La République en marche arrière

Emmanuel Macron a décidé de gouverner à coups de 49-3. En seulement 6 mois, le gouvernement Borne aura dégainé huit 49-3 pour faire adopter son projet de loi de finance et de financement de la Sécurité sociale. Il choisit le passage en force, balayant par la même des amendements votés majoritairement par la représentation nationale, comme la taxe sur les superdividendes, 12 milliards d’euros pour l’isolation thermique des logements, 3 milliards d’investissement dans le ferroviaire, un crédit d’impôt pour les résidents d’EHPAD, le rétablissement de l’exit tax pour lutter contre l’évasion fiscale, 200 milliards pour des aménagements vitaux en outremer… Sans compter le torpillage des niches parlementaires de ses opposant.es.

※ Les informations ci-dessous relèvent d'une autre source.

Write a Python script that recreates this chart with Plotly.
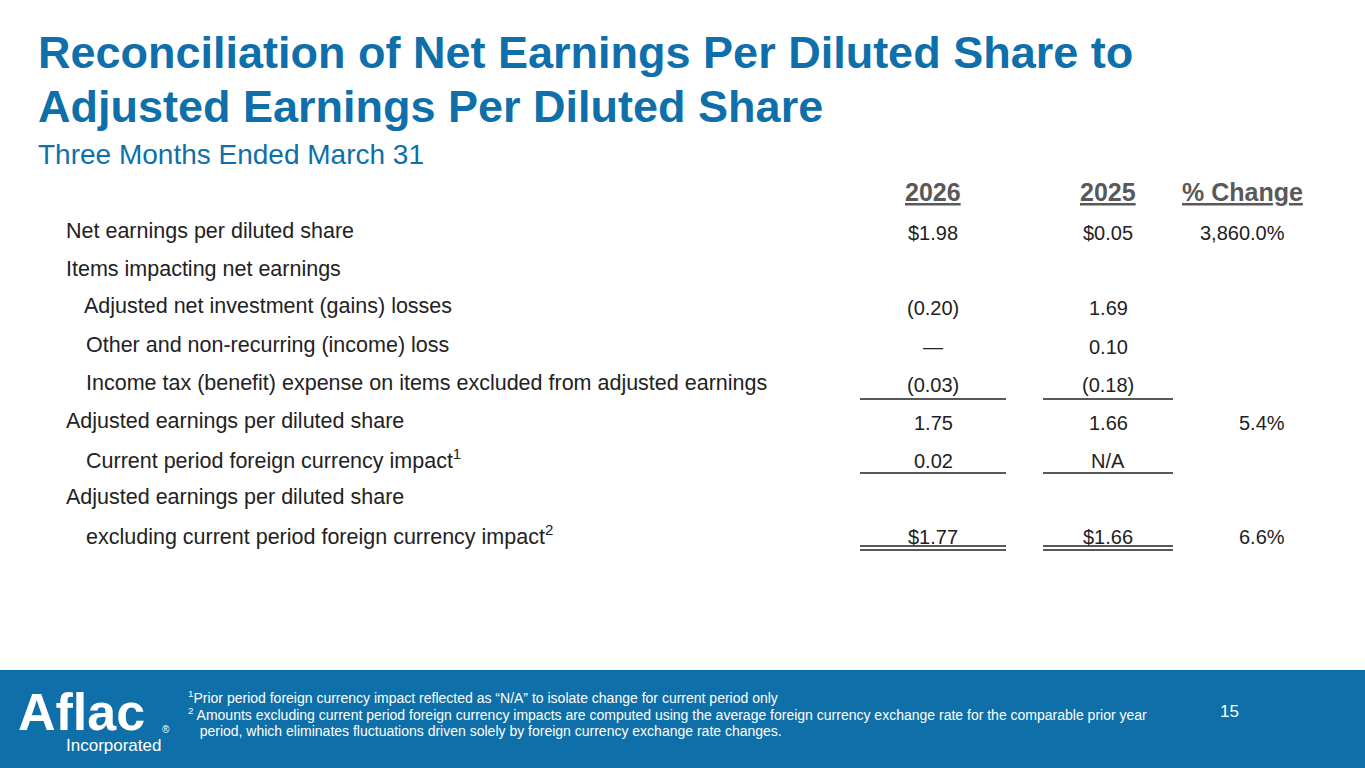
import plotly.graph_objects as go

BLUE = '#0e6faa'
FONT = 'Liberation Sans, Arial, sans-serif'

labels = ['Net earnings per diluted share',
          'Items impacting net earnings',
          'Adjusted net investment (gains) losses',
          'Other and non-recurring (income) loss',
          'Income tax (benefit) expense on items excluded from adjusted earnings',
          'Adjusted earnings per diluted share',
          'Current period foreign currency impact<sup>1</sup>',
          'Adjusted earnings per diluted share',
          'excluding current period foreign currency impact<sup>2</sup>']
indent = [0, 0, 18, 20, 20, 0, 20, 0, 20]
col_2026 = ['$1.98', '', '(0.20)', '—', '(0.03)', '1.75', '0.02', '', '$1.77']
col_2025 = ['$0.05', '', '1.69', '0.10', '(0.18)', '1.66', 'N/A', '', '$1.66']
pct_change = ['3,860.0%', '', '', '', '', '5.4%', '', '', '6.6%']
headers = ['2026', '2025', '% Change']
footnotes = ['<sup>1</sup>Prior period foreign currency impact reflected as “N/A” to isolate change for current period only',
             '<sup>2</sup> Amounts excluding current period foreign currency impacts are computed using the average foreign currency exchange rate for the comparable prior year',
             '   period, which eliminates fluctuations driven solely by foreign currency exchange rate changes.']

fig = go.Figure()
ann = []
shapes = []


def txt(x, y, s, size=19, color='#222222', anchor='left', bold=False):
    ann.append(dict(x=x, y=y, text=('<b>%s</b>' % s) if bold else s, showarrow=False,
                    xanchor=anchor, yanchor='middle',
                    font=dict(family=FONT, size=size, color=color)))


# title block
txt(36, 52, 'Reconciliation of Net Earnings Per Diluted Share to', 45, BLUE, bold=True)
txt(36, 106, 'Adjusted Earnings Per Diluted Share', 45, BLUE, bold=True)
txt(36, 154, 'Three Months Ended March 31', 28, BLUE)

# headers
for x, h, a in zip([933, 1108, 1305], headers, ['center', 'center', 'right']):
    txt(x, 192, '<u>%s</u>' % h, 25, '#595959', a, bold=True)

row_y = [231, 269, 306, 345, 383, 421, 459, 497, 535]
for i, y in enumerate(row_y):
    txt(64 + indent[i], y, labels[i], 21.5)
    txt(933, y + 2, col_2026[i], 20, anchor='center')
    txt(1108, y + 2, col_2025[i], 20, anchor='center')
    txt(1287, y + 2, pct_change[i], 20, anchor='right')

# rules under columns
for y0 in [399, 473, 546, 550]:
    for a, b in [(860, 1006), (1043, 1173)]:
        shapes.append(dict(type='line', x0=a, x1=b, y0=y0, y1=y0,
                           line=dict(color='#222222', width=1.3)))

# footer
shapes.append(dict(type='rect', x0=0, x1=1365, y0=670, y1=768, fillcolor='#0f6fa8',
                   line=dict(width=0), layer='below'))
txt(16, 712, '<b>Aflac</b>', 52, 'white')
txt(64, 745, 'Incorporated', 17, 'white')
txt(160, 729, '®', 10, 'white')
for y, f in zip([697, 714, 731], footnotes):
    txt(186, y, f, 14, 'white')
txt(1229, 711, '15', 17, 'white', 'center')

fig.update_layout(
    width=1365, height=768, autosize=False,
    margin=dict(l=0, r=0, t=0, b=0),
    plot_bgcolor='white', paper_bgcolor='white',
    xaxis=dict(range=[0, 1365], visible=False, fixedrange=True),
    yaxis=dict(range=[768, 0], visible=False, fixedrange=True),
    annotations=ann, shapes=shapes, showlegend=False,
)
fig.write_html('out.html', config={'displayModeBar': False},
               post_script="document.body.style.margin='0';document.body.style.overflow='hidden';")
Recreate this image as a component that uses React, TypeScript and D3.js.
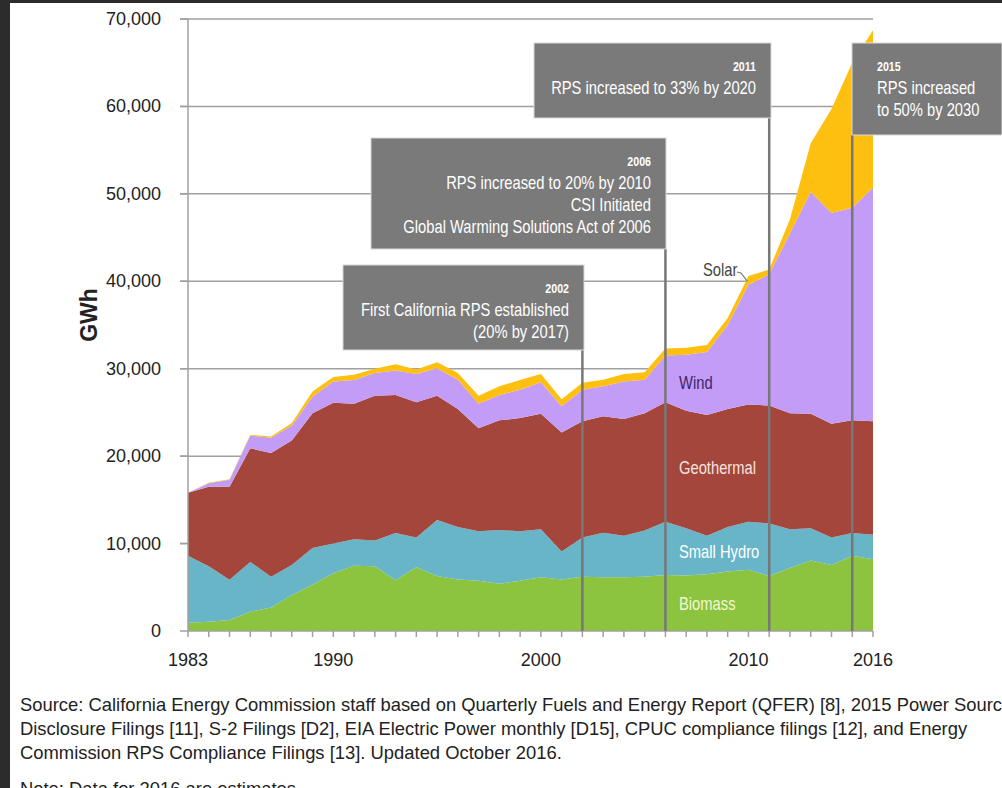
import React, { useEffect, useRef } from 'react';
import * as d3 from 'd3';

// Años
const years = [
  1983, 1984, 1985, 1986, 1987, 1988, 1989, 1990, 1991, 1992, 1993, 1994,
  1995, 1996, 1997, 1998, 1999, 2000, 2001, 2002, 2003, 2004, 2005, 2006,
  2007, 2008, 2009, 2010, 2011, 2012, 2013, 2014, 2015, 2016,
];

// GWh por fuente
const biomass = [
  950, 1070, 1260, 2200, 2700, 4100, 5300, 6600, 7450, 7400, 5800, 7300,
  6300, 5900, 5750, 5400, 5750, 6150, 5900, 6200, 6150, 6150, 6200, 6400,
  6350, 6500, 6800, 7000, 6300, 7200, 8050, 7550, 8600, 8200,
];
const smallHydro = [
  7650, 6330, 4590, 5700, 3500, 3450, 4200, 3400, 3050, 2950, 5400, 3400,
  6400, 6000, 5650, 6150, 5650, 5500, 3200, 4500, 5100, 4750, 5300, 6100,
  5400, 4400, 5100, 5500, 6000, 4450, 3700, 3150, 2600, 2800,
];
const geothermal = [
  7200, 9100, 10650, 13000, 14150, 14250, 15400, 16100, 15500, 16550, 15800, 15450,
  14200, 13500, 11800, 12550, 12950, 13200, 13600, 13300, 13300, 13350, 13400, 13650,
  13450, 13800, 13500, 13400, 13500, 13250, 13100, 13000, 12900, 13000,
];
const wind = [
  0, 400, 800, 1450, 1750, 1700, 1900, 2450, 2700, 2600, 2800, 3250,
  3150, 3350, 2800, 2900, 3250, 3600, 3000, 3600, 3450, 4300, 3850, 5350,
  6400, 7200, 9600, 13700, 15000, 20600, 25350, 24100, 24300, 26700,
];
const solar = [
  0, 50, 50, 100, 150, 300, 600, 500, 600, 500, 700, 500,
  700, 750, 900, 1000, 1100, 950, 800, 800, 750, 850, 850, 800,
  800, 800, 800, 1000, 550, 1600, 5600, 11900, 16600, 18000,
];

const keys = ['Biomass', 'Small Hydro', 'Geothermal', 'Wind', 'Solar'];
const colors = ['#8cc43f', '#69b5c8', '#a4463c', '#c29cf7', '#fdc010'];

const yTicks = [0, 10000, 20000, 30000, 40000, 50000, 60000, 70000];
const xLabels = [1983, 1990, 2000, 2010, 2016];

// Hitos
const milestoneYears = [2002, 2006, 2011, 2015];
const milestoneLines = [
  ['First California RPS established', '(20% by 2017)'],
  ['RPS increased to 20% by 2010', 'CSI Initiated', 'Global Warming Solutions Act of 2006'],
  ['RPS increased to 33% by 2020'],
  ['RPS increased', 'to 50% by 2030'],
];

const sourceLines = [
  'Source: California Energy Commission staff based on Quarterly Fuels and Energy Report (QFER) [8], 2015 Power Source',
  'Disclosure Filings [11], S-2 Filings [D2], EIA Electric Power monthly [D15], CPUC compliance filings [12], and Energy',
  'Commission RPS Compliance Filings [13]. Updated October 2016.',
  'Note: Data for 2016 are estimates',
];

const SANS = '"Liberation Sans", Arial, sans-serif';
const SQUEEZE = 0.82; // imitar una fuente estrecha

const App = () => {
  const ref = useRef<SVGSVGElement>(null);

  useEffect(() => {
    const svg = d3.select(ref.current);
    svg.selectAll('*').remove();

    const x = d3.scaleLinear().domain([1983, 2016]).range([188, 873]);
    const y = d3.scaleLinear().domain([0, 70000]).range([631, 19]);

    // texto estrecho
    const narrow = (g, tx, ty, t, size, fill, anchor = 'start', weight = 'normal') =>
      g.append('text')
        .attr('transform', `translate(${tx},${ty}) scale(${SQUEEZE},1)`)
        .attr('text-anchor', anchor)
        .attr('font-family', SANS)
        .attr('font-size', size)
        .attr('font-weight', weight)
        .attr('fill', fill)
        .text(t);

    // marco oscuro
    svg.append('rect').attr('x', 0).attr('y', 0).attr('width', 1002).attr('height', 788).attr('fill', '#fff');
    svg.append('rect').attr('x', 0).attr('y', 0).attr('width', 10).attr('height', 788).attr('fill', '#2c2c2c');
    svg.append('rect').attr('x', 0).attr('y', 0).attr('width', 1002).attr('height', 3).attr('fill', '#2c2c2c');

    // rejilla
    svg.append('g')
      .selectAll('line')
      .data(yTicks.slice(1))
      .enter()
      .append('line')
      .attr('x1', 180)
      .attr('x2', 873)
      .attr('y1', d => y(d))
      .attr('y2', d => y(d))
      .attr('stroke', '#a0a0a0')
      .attr('stroke-width', 1.5);

    // datos apilados
    const rows = years.map((yr, i) => ({
      year: yr,
      Biomass: biomass[i],
      'Small Hydro': smallHydro[i],
      Geothermal: geothermal[i],
      Wind: wind[i],
      Solar: solar[i],
    }));
    const series = d3.stack<any>().keys(keys)(rows);

    const area = d3.area<any>()
      .x(d => x(d.data.year))
      .y0(d => y(d[0]))
      .y1(d => y(d[1]));

    svg.append('g')
      .selectAll('path')
      .data(series)
      .enter()
      .append('path')
      .attr('d', area)
      .attr('fill', (d, i) => colors[i]);

    // ejes
    svg.append('line')
      .attr('x1', x(1983)).attr('x2', x(1983))
      .attr('y1', y(70000)).attr('y2', y(0))
      .attr('stroke', '#a0a0a0').attr('stroke-width', 1.5);
    svg.append('g')
      .selectAll('line')
      .data(yTicks)
      .enter()
      .append('line')
      .attr('x1', 180).attr('x2', x(1983))
      .attr('y1', d => y(d)).attr('y2', d => y(d))
      .attr('stroke', '#a0a0a0').attr('stroke-width', 1.5);

    svg.append('line')
      .attr('x1', x(1983)).attr('x2', x(2016))
      .attr('y1', y(0)).attr('y2', y(0))
      .attr('stroke', '#a0a0a0').attr('stroke-width', 1.5);
    svg.append('g')
      .selectAll('line')
      .data(years)
      .enter()
      .append('line')
      .attr('x1', d => x(d)).attr('x2', d => x(d))
      .attr('y1', y(0)).attr('y2', y(0) + 6)
      .attr('stroke', '#a0a0a0').attr('stroke-width', 1.5);

    svg.append('g')
      .selectAll('text')
      .data(yTicks)
      .enter()
      .append('text')
      .attr('x', 161)
      .attr('y', d => y(d) + 6)
      .attr('text-anchor', 'end')
      .attr('font-family', SANS)
      .attr('font-size', 18)
      .attr('fill', '#222')
      .text(d => d3.format(',')(d));

    svg.append('g')
      .selectAll('text')
      .data(xLabels)
      .enter()
      .append('text')
      .attr('x', d => x(d))
      .attr('y', 666)
      .attr('text-anchor', 'middle')
      .attr('font-family', SANS)
      .attr('font-size', 18)
      .attr('fill', '#222')
      .text(d => d);

    svg.append('text')
      .attr('transform', 'translate(97, 315) rotate(-90)')
      .attr('text-anchor', 'middle')
      .attr('font-family', SANS)
      .attr('font-size', 23)
      .attr('font-weight', 'bold')
      .attr('fill', '#222')
      .text('GWh');

    // hitos: cajas y líneas
    const boxes = [
      { x0: 343, x1: 584, y0: 265, y1: 350, right: true },
      { x0: 371, x1: 666, y0: 138, y1: 249, right: true },
      { x0: 534, x1: 771, y0: 43, y1: 118, right: true },
      { x0: 852, x1: 1002, y0: 43, y1: 135, right: false },
    ];

    milestoneYears.forEach((yr, i) => {
      const b = boxes[i];
      svg.append('line')
        .attr('x1', x(yr)).attr('x2', x(yr))
        .attr('y1', b.y1).attr('y2', y(0))
        .attr('stroke', '#777').attr('stroke-width', 2.5);
      svg.append('rect')
        .attr('x', b.x0).attr('y', b.y0)
        .attr('width', b.x1 - b.x0).attr('height', b.y1 - b.y0)
        .attr('fill', '#7a7a7a')
        .attr('stroke', '#d8d8d8').attr('stroke-width', 1);
      const tx = b.right ? b.x1 - 15 : b.x0 + 25;
      const anchor = b.right ? 'end' : 'start';
      narrow(svg, tx, b.y0 + 28, yr, 13, '#fff', anchor, 'bold');
      milestoneLines[i].forEach((t, j) => {
        narrow(svg, tx, b.y0 + 51 + j * 22, t, 18, '#fff', anchor);
      });
    });

    // etiquetas de series
    narrow(svg, 679, 610, 'Biomass', 18, '#f2f7d6');
    narrow(svg, 679, 558, 'Small Hydro', 18, '#ffffff');
    narrow(svg, 679, 474, 'Geothermal', 18, '#f6e2de');
    narrow(svg, 679, 389, 'Wind', 18, '#3e2468');
    narrow(svg, 703, 276, 'Solar', 18, '#444');
    svg.append('path')
      .attr('d', `M737,272 L741,273 L${x(2010) - 1},${y(40000)}`)
      .attr('fill', 'none')
      .attr('stroke', '#777')
      .attr('stroke-width', 1.2);

    // fuente
    svg.append('g')
      .selectAll('text')
      .data(sourceLines)
      .enter()
      .append('text')
      .attr('x', 20)
      .attr('y', (d, i) => (i < 3 ? 711 + i * 24 : 795))
      .attr('font-family', SANS)
      .attr('font-size', 18.4)
      .attr('fill', '#222')
      .text(d => d);
  }, []);

  return (
    <svg
      ref={ref}
      width={1002}
      height={788}
      style={{ position: 'absolute', left: 0, top: 0, display: 'block' }}
    />
  );
};

export default App;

Triste record pour la démocratie.

Pour Élisabeth Borne, refuser de « co-construire » les lois avec LREM signifie « sortir de l’arc républicain ». Dans cette monarchie présidentielle poussée à son paroxysme, les seuls votes légitimes sont ceux avec lesquels le gouvernement est d’accord.

Aidé.es du RN et de la droite, les député·es de la minorité présidentielle se sont également opposé·es à l’augmentation du SMIC, au gel des prix des loyers, au blocage des prix des produits de première nécessité, à l’indexation des salaires sur l’inflation… tandis que le budget de la Sécurité sociale voté ne propose rien face à l’effondrement du système hospitalier.

Dans le cadre du vote de ce budget, Emmanuel Macron en rêvait : reculer l’âge de départ à la retraite, en catimini, à la faveur d’un amendement glissé discrètement. Sa fameuse réforme reportée en 2020 du fait d’une farouche opposition à l’Assemblée et de la crise sanitaire. Mais quand il s’agit de grignoter les droits des plus faibles, Jupiter a de la suite dans les idées. Ce sera donc son prochain forfait : saccager notre système de retraite, affaiblir les plus faibles par le recul de l’âge de départ à la retraite au-delà de 62 ans. Un âge où 25 % des plus pauvres sont déjà morts. Un report à 65 ans, c’est revenir au seuil de 1910 !

Sans soutien populaire, sans mandat populaire, en contradiction totale avec le rapport du Conseil d’orientation des retraites, dans une visée purement idéologique à rebours de plus d’un siècle de progrès social, Jupiter avance à marche forcée. Quoiqu’il en coûte pour le peuple.

Cette brutalité institutionnelle va de pair avec une brutalité et une situation sociale explosive. 10 millions de pauvres, dont la moitié ont moins de 30 ans et parmi eux un tiers d’enfants. Ceux-ci sont les premières victimes de la maltraitance sociale, dès leur naissance. Avec la baisse des températures, la fondation Abbé Pierre alerte : « Il faut quand même qu’on se réveille collectivement, parce que ça veut dire qu’il y a des gens qui vont mourir. » Notre pays compte 300 000 SDF, 42000 enfants à la rue ou en hébergement d’urgence et près de 600 personnes meurent dans la rue chaque année. Chaque soir, près de 6000 personnes appellent le 115 pour obtenir un hébergement d’urgence, en vain. Parmi eux, des centaines d’enfants. En cause, des places d’hébergement d’urgence très insuffisantes et une production de logements sociaux qui n’a jamais été aussi faible ces 20 dernières années. Dans ce contexte dramatique, Gérald Darmanin, ministre de l’Intérieur, a sa solution : il demande aux hébergeurs de mettre à la rue les personnes sans papiers pour libérer de la place… Darmanin n’est décidément jamais trop « mou » quand il s’agit d’intolérance, de discrimination et d’indécence.

Celleux qui comptent sur la résignation du peuple devraient bien se méfier. La France est un peuple qui ne se laissera pas faire indéfiniment. 2023 pourrait être explosif. Pour la retraite, les premiers rendez-vous sont déjà fixés : le 19 janvier à l’appel des syndicats, le 21 janvier à l’appel de la jeunesse. Soyons à leurs côtés.